Наверное, целый час монастырская братия разливала святую воду по разнообразным посудинам. Один мужчина даже четырехведерный бидон попросил наполнить. И те две москвички прошли с полными двухлитровыми бутылями из-под иностранной воды. Рыжеволосая посерьезнела, а темноволосая даже как-то светилась. Я понял, на будущий год наверняка встречу ее здесь на святом источнике, а то и в храме Борисоглебском или Московском… Лицо я ее запомнил хорошо. Дай-то Бог.
На обратном пути в автобусе уже ехала большая семья родных счастливых людей - и про себя, и вслух переживали одно: какой чудесный день сегодня прожили. Нетленный день.
А мы еще шли пешком среди вечереющих полей, лесов до нашего Старово-Смолино, и Марина воскликнула: “Как хорошо, что я никуда не поехала! Слава Тебе Господи… какое прекрасное Борисоглебское лето мы с тобой прожили”. Правда, вспомнились наши односельчане, Виктор. Ведь и они могли прожить сегодняшний нетленный день Борисоглебского лета… Но насильно никого не спасешь…

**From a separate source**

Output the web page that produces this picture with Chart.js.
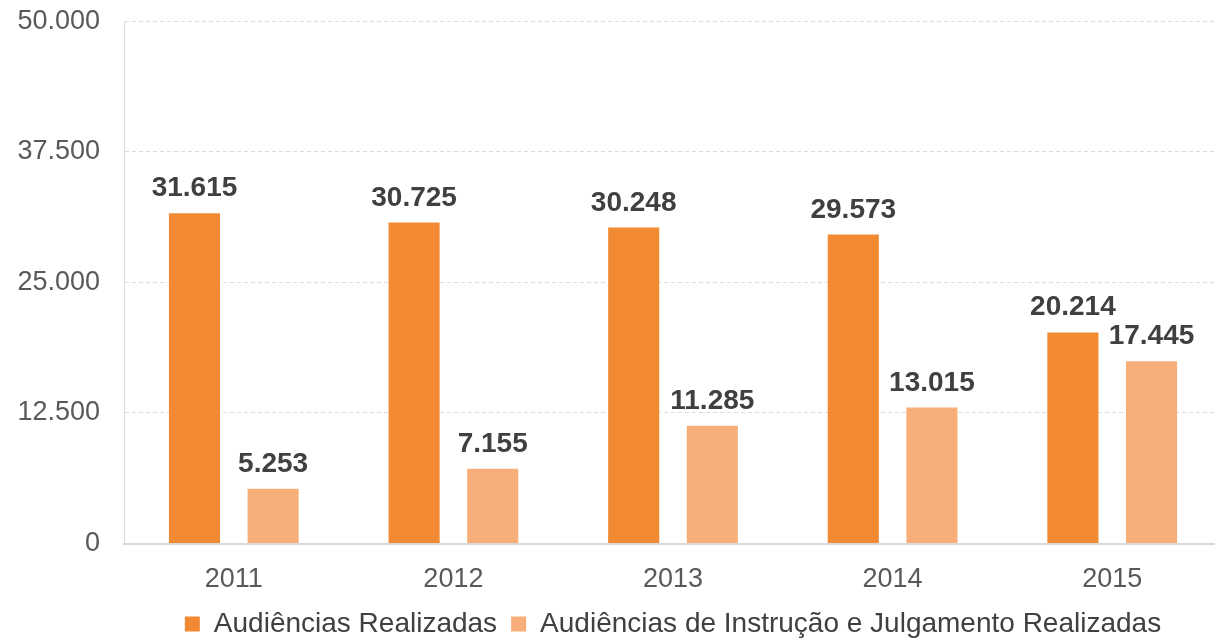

ПОСЛЕ ОТЪЕЗДА Марины взялся я за уборку (православные суеверий не имеют). Подметаю пол и вдруг явственно чувствую духмянный запах лугов, речной воды. Гляжу, Маришина красная косынка, в которой она всегда ходила на Устье, висит на занавеске, разделяющей нашу комнату на “кабинет” и “спальню”… Подошел, погладил ее, и вдруг меня обдало родным Марининым теплом. Потом я часто останавливался возле косынки - вдыхал запах Борисоглебского Марининого лета.